Sunday, January 26, 2014

French Onion Soup



Hello friends, and happy new year!

As the days turned into weeks, I kept telling myself I needed to post. I had so many ideas and recipes I wanted to share with you.

Now here we are almost to the end of January, and I must admit blogging has just gotten away from me. I can't believe how the time has flown. Christmas break went by far too quickly. My girls are back in college, and things have started to settle back down again. (fingers crossed)
I will be better at posting with consistency this year! So I hope you'll keep checking back. :)

Now to share one of my favorite recipes for soup. And it's so easy to make! Definitely a Win-Win!
Here is what you'll need...


Hope you enjoy!

Anna  ♥

French Onion Soup

Ingredients:

4 Tbsp. butter
2 medium onion, very thinly sliced
1 Tbsp. flour
½ cup Holland House Sherry Cooking Wine
1 quart low-sodium beef broth
Low-sodium Parmesan cheese, grated
Country-style bread, sliced and toasted

Directions:

In saucepan, brown onions in butter and sprinkle with flour. Cover and simmer over low heat, 20 minutes, stirring occasionally. De-glaze with wine. Meanwhile, heat beef broth. Add to onions, and boil slowly until onions are tender.  Spread cheese on toast and melt under broiler. Pour soup into bowls, top with toast.

Serve immediately.

Serves:  4

Recipe: Holland House

Monday, December 16, 2013

Foolproof Chocolate Fudge


This fudge is  a real crowd-pleaser. I make it every year at Christmas time. The title says it all. It always turns out perfectly, and it's gobbled up in no time!

I guarantee your family will beg for more. ;)

Ingredients:

3 cups (18 oz.) semi-sweet chocolate chips
1 (14 oz.) can Eagle Brand Sweetened Condensed Milk
Dash of salt
½ to 1 cup chopped nuts (optional) - (I use walnuts)
1 ½ tsp. vanilla extract

Directions:

Line 8-inch or 9-inch square pan with foil extending foil over edges of pan.
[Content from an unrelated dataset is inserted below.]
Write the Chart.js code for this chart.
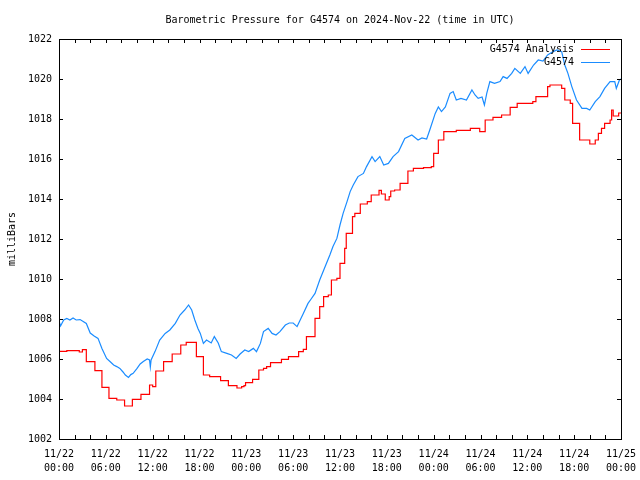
<html>
<head>
<meta charset="utf-8">
<title>Barometric Pressure G4574</title>
<script src="https://cdn.jsdelivr.net/npm/chart.js@4.4.1/dist/chart.umd.min.js"></script>
<style>
body { margin: 0; background: #fff; }
canvas { display: block; }
</style>
</head>
<body>
<canvas id="pressureChart" width="640" height="480"></canvas>
<script>
// hours since 11/22 00:00 UTC
const titleText = 'Barometric Pressure for G4574 on 2024-Nov-22 (time in UTC)';
const seriesNames = ['G4574 Analysis', 'G4574'];
const seriesColors = ['#ff0000', '#1a8cff'];

const xTickDates = ['11/22', '11/22', '11/22', '11/22', '11/23', '11/23', '11/23', '11/23', '11/24', '11/24', '11/24', '11/24', '11/25'];
const xTickTimes = ['00:00', '06:00', '12:00', '18:00', '00:00', '06:00', '12:00', '18:00', '00:00', '06:00', '12:00', '18:00', '00:00'];

// analysis (stepped), change points
const analysisHours = [
  0, 1.0, 2.6, 3.0, 3.5, 4.6, 5.5, 6.4, 7.4, 8.4,
  9.4, 10.5, 11.6, 12.0, 12.4, 13.4, 14.5, 15.6, 16.3, 17.6,
  18.5, 19.3, 20.7, 21.7, 22.8, 23.4, 23.7, 23.9, 24.8, 25.6,
  26.2, 26.6, 27.1, 28.5, 29.4, 30.7, 31.3, 31.7, 32.8, 33.4,
  33.9, 34.5, 34.9, 35.6, 36.0, 36.6, 36.8, 37.6, 37.9, 38.6,
  39.5, 40.0, 41.0, 41.3, 41.8, 42.3, 42.5, 43.0, 43.7, 44.7,
  45.4, 46.7, 47.7, 48.0, 48.6, 49.3, 50.9, 52.7, 53.9, 54.6,
  55.6, 56.7, 57.8, 58.7, 60.7, 61.1, 62.6, 62.9, 64.4, 64.8,
  65.5, 65.8, 66.7, 68.0, 68.7, 69.1, 69.5, 69.9, 70.6, 70.8,
  71.0, 71.7, 72.0
];
const analysisValues = [
  1006.38, 1006.42, 1006.35, 1006.47, 1005.87, 1005.42, 1004.58, 1004.03, 1003.95, 1003.65,
  1003.98, 1004.23, 1004.70, 1004.62, 1005.40, 1005.87, 1006.25, 1006.70, 1006.83, 1006.12,
  1005.20, 1005.12, 1004.92, 1004.67, 1004.55, 1004.62, 1004.67, 1004.82, 1004.98, 1005.45,
  1005.53, 1005.62, 1005.82, 1005.98, 1006.12, 1006.37, 1006.48, 1007.12, 1008.03, 1008.62,
  1009.12, 1009.20, 1009.95, 1010.03, 1010.78, 1011.53, 1012.28, 1013.12, 1013.28, 1013.75,
  1013.87, 1014.20, 1014.43, 1014.25, 1013.95, 1014.12, 1014.40, 1014.45, 1014.78, 1015.40,
  1015.53, 1015.57, 1015.62, 1016.28, 1016.95, 1017.37, 1017.43, 1017.53, 1017.37, 1017.95,
  1018.08, 1018.20, 1018.58, 1018.78, 1018.87, 1019.12, 1019.62, 1019.70, 1019.53, 1018.95,
  1018.78, 1017.78, 1016.95, 1016.75, 1016.95, 1017.28, 1017.53, 1017.78, 1017.95, 1018.45,
  1018.15, 1018.30, 1018.30
];

// station observations
const stationHours = [
  0, 0.2, 0.6, 1.0, 1.4, 1.8, 2.2, 2.7, 3.1, 3.5,
  4.0, 4.5, 5.0, 5.5, 6.1, 6.6, 7.0, 7.4, 7.8, 8.2,
  8.5, 8.9, 9.2, 9.5, 10.0, 10.4, 10.8, 11.3, 11.6, 11.7,
  11.8, 12.3, 12.9, 13.6, 14.2, 14.9, 15.5, 16.1, 16.6, 17.0,
  17.4, 17.8, 18.1, 18.5, 18.9, 19.5, 19.9, 20.4, 20.8, 21.5,
  22.1, 22.7, 23.2, 23.8, 24.3, 24.9, 25.3, 25.8, 26.2, 26.8,
  27.3, 27.8, 28.3, 29.0, 29.5, 30.0, 30.5, 30.9, 31.3, 31.9,
  32.3, 32.8, 33.4, 34.1, 34.7, 35.1, 35.6, 36.0, 36.4, 36.9,
  37.3, 37.7, 38.3, 39.0, 39.4, 40.1, 40.5, 41.1, 41.6, 42.2,
  42.8, 43.5, 44.3, 45.2, 46.0, 46.5, 47.1, 47.5, 48.2, 48.6,
  49.0, 49.5, 50.1, 50.5, 50.9, 51.5, 52.2, 52.9, 53.3, 53.7,
  54.2, 54.5, 54.8, 55.2, 55.8, 56.5, 56.9, 57.4, 58.0, 58.4,
  59.1, 59.7, 60.1, 60.8, 61.4, 62.0, 62.6, 63.3, 63.8, 64.4,
  64.8, 65.2, 65.7, 66.3, 67.0, 67.6, 68.0, 68.7, 69.3, 69.9,
  70.6, 71.2, 71.4, 71.8, 72.0
];
const stationValues = [
  1007.90, 1007.65, 1007.95, 1008.03, 1007.95, 1008.05, 1007.95, 1007.97, 1007.88, 1007.78,
  1007.30, 1007.15, 1007.03, 1006.53, 1006.03, 1005.85, 1005.70, 1005.62, 1005.53, 1005.35,
  1005.20, 1005.08, 1005.22, 1005.28, 1005.53, 1005.75, 1005.87, 1006.00, 1005.95, 1005.60,
  1005.95, 1006.37, 1006.95, 1007.28, 1007.45, 1007.78, 1008.20, 1008.45, 1008.70, 1008.45,
  1007.95, 1007.53, 1007.28, 1006.78, 1006.95, 1006.80, 1007.12, 1006.80, 1006.37, 1006.28,
  1006.20, 1006.03, 1006.25, 1006.45, 1006.37, 1006.53, 1006.37, 1006.78, 1007.37, 1007.53,
  1007.28, 1007.20, 1007.37, 1007.70, 1007.80, 1007.80, 1007.62, 1007.95, 1008.28, 1008.78,
  1009.00, 1009.28, 1009.95, 1010.62, 1011.20, 1011.62, 1012.03, 1012.70, 1013.28, 1013.87,
  1014.37, 1014.70, 1015.12, 1015.28, 1015.62, 1016.12, 1015.87, 1016.12, 1015.70, 1015.78,
  1016.12, 1016.37, 1017.03, 1017.20, 1016.95, 1017.05, 1017.00, 1017.45, 1018.28, 1018.60,
  1018.37, 1018.60, 1019.28, 1019.37, 1018.95, 1019.03, 1018.95, 1019.45, 1019.20, 1019.03,
  1019.10, 1018.70, 1019.28, 1019.87, 1019.78, 1019.87, 1020.12, 1020.03, 1020.28, 1020.53,
  1020.28, 1020.62, 1020.28, 1020.70, 1020.95, 1020.90, 1021.20, 1021.37, 1021.45, 1021.37,
  1020.70, 1020.28, 1019.62, 1018.95, 1018.53, 1018.53, 1018.45, 1018.87, 1019.12, 1019.53,
  1019.87, 1019.87, 1019.53, 1019.95, 1020.00
];

const monoFont = "'DejaVu Sans Mono', 'Liberation Mono', monospace";

function toPoints(xs, ys) {
  return xs.map((x, i) => ({ x: x, y: ys[i] }));
}

// box, inward ticks, title and legend like the original plot
const framePlugin = {
  id: 'frame',
  afterDatasetsDraw(chart) {
    const ctx = chart.ctx;
    const area = chart.chartArea;
    const xs = chart.scales.x;
    const ys = chart.scales.y;
    ctx.save();
    ctx.strokeStyle = '#000';
    ctx.lineWidth = 1;
    ctx.beginPath();
    xs.ticks.forEach(t => {
      const px = Math.round(xs.getPixelForValue(t.value)) + 0.5;
      ctx.moveTo(px, area.bottom);
      ctx.lineTo(px, area.bottom - 4);
      ctx.moveTo(px, area.top);
      ctx.lineTo(px, area.top + 4);
    });
    ys.ticks.forEach(t => {
      const py = Math.round(ys.getPixelForValue(t.value)) + 0.5;
      ctx.moveTo(area.left, py);
      ctx.lineTo(area.left + 4, py);
      ctx.moveTo(area.right, py);
      ctx.lineTo(area.right - 4, py);
    });
    ctx.stroke();
    ctx.strokeRect(Math.round(area.left) + 0.5, Math.round(area.top) + 0.5,
      Math.round(area.right - area.left), Math.round(area.bottom - area.top));

    ctx.fillStyle = '#000';
    ctx.font = '10px ' + monoFont;
    ctx.textBaseline = 'middle';
    ctx.textAlign = 'center';
    ctx.fillText(titleText, (area.left + area.right) / 2, 20);

    ctx.textAlign = 'right';
    chart.data.datasets.forEach((ds, i) => {
      const y = area.top + 10 + i * 13;
      ctx.fillStyle = '#000';
      ctx.fillText(ds.label, area.right - 47, y);
      ctx.strokeStyle = ds.borderColor;
      ctx.beginPath();
      ctx.moveTo(area.right - 40, Math.round(y) + 0.5);
      ctx.lineTo(area.right - 11, Math.round(y) + 0.5);
      ctx.stroke();
    });
    ctx.restore();
  }
};

const ctx = document.getElementById('pressureChart').getContext('2d');
const pressureChart = new Chart(ctx, {
  type: 'line',
  data: {
    datasets: [
      {
        label: seriesNames[0],
        data: toPoints(analysisHours, analysisValues),
        borderColor: seriesColors[0],
        borderWidth: 1.2,
        pointRadius: 0,
        stepped: 'before',
        fill: false
      },
      {
        label: seriesNames[1],
        data: toPoints(stationHours, stationValues),
        borderColor: seriesColors[1],
        borderWidth: 1.2,
        pointRadius: 0,
        tension: 0,
        fill: false
      }
    ]
  },
  plugins: [framePlugin],
  options: {
    responsive: false,
    animation: false,
    layout: { padding: { top: 39, right: 19, left: 0, bottom: 0 } },
    plugins: {
      legend: { display: false },
      title: { display: false },
      tooltip: { enabled: false }
    },
    scales: {
      x: {
        type: 'linear',
        min: 0,
        max: 72,
        grid: { display: false, drawTicks: false },
        border: { display: false },
        afterFit: s => {
          s.height = 41;
          s.paddingLeft = 0;
          s.paddingRight = 0;
        },
        ticks: {
          stepSize: 2,
          autoSkip: false,
          maxRotation: 0,
          minRotation: 0,
          padding: 8,
          color: '#000',
          font: { family: monoFont, size: 10, lineHeight: 1.4 },
          callback: v => {
            if (v % 6 !== 0) return '';
            const i = v / 6;
            return [xTickDates[i], xTickTimes[i]];
          }
        }
      },
      y: {
        min: 1002,
        max: 1022,
        grid: { display: false, drawTicks: false },
        border: { display: false },
        afterFit: s => { s.width = 59; },
        title: {
          display: true,
          text: 'milliBars',
          color: '#000',
          padding: { top: 6, bottom: 0 },
          font: { family: monoFont, size: 10 }
        },
        ticks: {
          stepSize: 2,
          padding: 7,
          color: '#000',
          font: { family: monoFont, size: 10 },
          callback: v => String(v)
        }
      }
    }
  }
});
</script>
</body>
</html>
Melt chocolate chips with sweetened condensed milk and salt in heavy saucepan over low heat. Remove from heat. Stir in nuts and vanilla. (You don't want to over stir the mixture. Just stir until the chocolate, salt and vanilla are well blended). Spread evenly into prepared pan.

Chill 2 hours or until firm. Remove from pan by lifting edges of foil. Cut into squares.

MICROWAVE METHOD: Combine chocolate chips with sweetened condensed milk and salt in 1-quart glass measure. Cook on high (100% power) 3 minutes or until chips are melted, stirring after 1 ½ minutes. Stir in remaining ingredients. Proceed as above.

VARIATIONS:

CREAMY DARK CHOCOLATE FUDGE MELT: Melt 2 cups miniature marshmallows with chocolate chips and sweetened condensed milk. Proceed as above.

MILK CHOCOLATE FUDGE: OMIT 1 cup semi-sweet chocolate chips. Add 1 cup milk chocolate chips. Proceed as above.

CHOCOLATE PEANUT BUTTER CHIP GLAZED FUDGE: Follow above recipe using ¾ cup peanut butter chips instead of nuts. For glaze, melt ½ cup peanut butter chips with ½ cup heavy cream. Stir until thick and smooth. Spread over chilled fudge.